There is no difference as to the requisite number of jurors which it takes to constitute a legal jury, whether it be grand or petit. The *Page 595 Constitution requires twelve in each or both instances. The difference and the only difference then being that, as before stated, a grand jury, after having been organized with the requisite twelve, can work with a quorum of nine, whereas the petit jury must be constituted of the full number, else they can not return a verdict.
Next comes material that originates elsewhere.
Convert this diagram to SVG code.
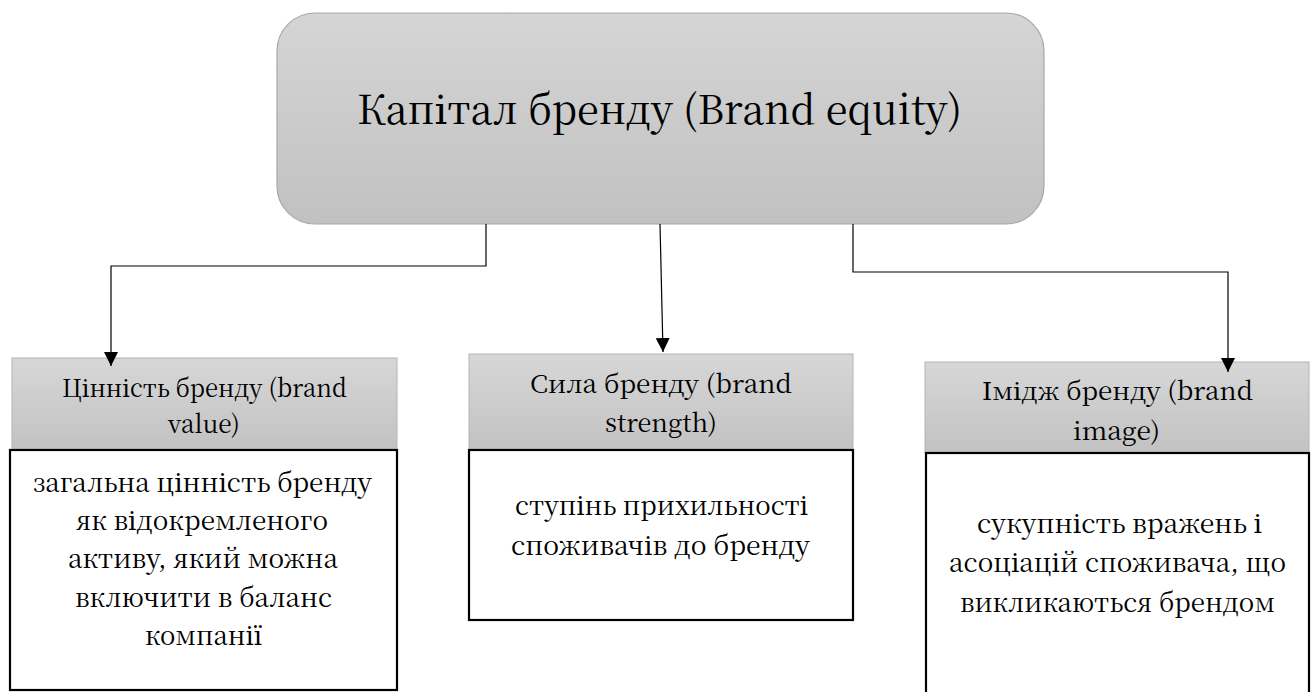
<svg xmlns="http://www.w3.org/2000/svg" width="1313" height="692" viewBox="0 0 1313 692">
<style>
text{font-family:'Noto Serif CJK SC','DejaVu Serif',serif;fill:#000;text-anchor:middle}
.title{font-size:40px}
.hdr{font-size:25px}
.body{font-size:26px}
.hbox{fill:url(#gh);stroke:#b4b4b4;stroke-width:1}
.bbox{fill:#fff;stroke:#000;stroke-width:2.2}
.conn{fill:none;stroke:#000;stroke-width:1.2}
</style>
<defs>
<linearGradient id="gt" x1="0" y1="0" x2="0" y2="1">
<stop offset="0" stop-color="#d5d5d5"/>
<stop offset="1" stop-color="#c1c1c1"/>
</linearGradient>
<linearGradient id="gh" x1="0" y1="0" x2="0" y2="1">
<stop offset="0" stop-color="#d7d7d7"/>
<stop offset="1" stop-color="#c2c2c2"/>
</linearGradient>
<marker id="arr" viewBox="0 0 14 14" refX="14" refY="7" markerWidth="14" markerHeight="14" markerUnits="userSpaceOnUse" orient="auto">
<path d="M0,0 L14,7 L0,14 Z" fill="#000"/>
</marker>
</defs>
<g id="brand-equity">
<rect x="277" y="13" width="767" height="211" rx="38" ry="38" fill="url(#gt)" stroke="#a8a8a8" stroke-width="1.2"/>
<text class="title" x="659.5" y="124" textLength="605" lengthAdjust="spacingAndGlyphs">Капітал бренду (Brand equity)</text>
</g>
<g id="brand-value">
<rect class="hbox" x="12" y="358" width="385" height="92"/>
<rect class="bbox" x="10" y="450" width="387" height="240"/>
<text class="hdr" x="204.5" y="397" textLength="285" lengthAdjust="spacingAndGlyphs">Цінність бренду (brand</text>
<text class="hdr" x="204" y="433" textLength="72" lengthAdjust="spacingAndGlyphs">value)</text>
<text class="body" x="202.5" y="492" textLength="339" lengthAdjust="spacingAndGlyphs">загальна цінність бренду</text>
<text class="body" x="202" y="530" textLength="252" lengthAdjust="spacingAndGlyphs">як відокремленого</text>
<text class="body" x="203" y="568" textLength="270" lengthAdjust="spacingAndGlyphs">активу, який можна</text>
<text class="body" x="203.5" y="607" textLength="257" lengthAdjust="spacingAndGlyphs">включити в баланс</text>
<text class="body" x="203.5" y="645" textLength="117" lengthAdjust="spacingAndGlyphs">компанії</text>
</g>
<g id="brand-strength">
<rect class="hbox" x="469" y="354" width="384" height="96"/>
<rect class="bbox" x="469" y="450" width="384" height="170"/>
<text class="hdr" x="661" y="393" textLength="262" lengthAdjust="spacingAndGlyphs">Сила бренду (brand</text>
<text class="hdr" x="661" y="432" textLength="112" lengthAdjust="spacingAndGlyphs">strength)</text>
<text class="body" x="661.5" y="515" textLength="293" lengthAdjust="spacingAndGlyphs">ступінь прихильності</text>
<text class="body" x="660.5" y="555" textLength="299" lengthAdjust="spacingAndGlyphs">споживачів до бренду</text>
</g>
<g id="brand-image">
<rect class="hbox" x="925" y="362" width="384" height="91"/>
<rect class="bbox" x="926" y="453" width="383" height="250"/>
<text class="hdr" x="1117.5" y="400" textLength="271" lengthAdjust="spacingAndGlyphs">Імідж бренду (brand</text>
<text class="hdr" x="1116.5" y="440" textLength="87" lengthAdjust="spacingAndGlyphs">image)</text>
<text class="body" x="1119.5" y="533" textLength="285" lengthAdjust="spacingAndGlyphs">сукупність вражень і</text>
<text class="body" x="1117.5" y="572" textLength="337" lengthAdjust="spacingAndGlyphs">асоціацій споживача, що</text>
<text class="body" x="1117.5" y="612" textLength="315" lengthAdjust="spacingAndGlyphs">викликаються брендом</text>
</g>
<g id="connectors">
<path class="conn" d="M486,224 V266 H111 V366" marker-end="url(#arr)"/>
<path class="conn" d="M660,224 L663,352" marker-end="url(#arr)"/>
<path class="conn" d="M853,224 V272 H1228 V372" marker-end="url(#arr)"/>
</g>
</svg>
Inasmuch as the record in this case solemnly recites that thirteen jurors sat in the case, giving their names, I am of opinion that this court is not authorized to presume that there were less than thirteen, and that the judgment recites by mistake the name of the foreman of the jury. The jury was in front of the court, he organized, impaneled and charged that body, received their verdict, and solemnly adjudicated the fact that the judgment correctly recites the names of the jurors who tried the case, and further, he approved the minutes with the record in this condition. This court, therefore, as I understand the law, is not justified in saying in the face of this solemn judgment, unattacked in any way, that the trial court made a mistake, and that this solemn adjudication is not correct. If this judgment is wrong, its recitals or mistakes are made through oversight, then I would ask what judgment have we in the record and upon what adjudication of the trial court are we called on to base our findings? If the judgment is incorrect and does not recite the truth, and its solemn recitals are to be set aside, then it would follow that we have no judgment of the trial court, but we supply for that court a judgment he did not render. In thus vitiating the decree of the trial court, there would be nothing upon which to predicate an affirmance, and the judgment should in any event be reversed and the cause remanded.
These reasons have been hurriedly given, but I think are manifestly correct. I, therefore, respectfully enter my dissent.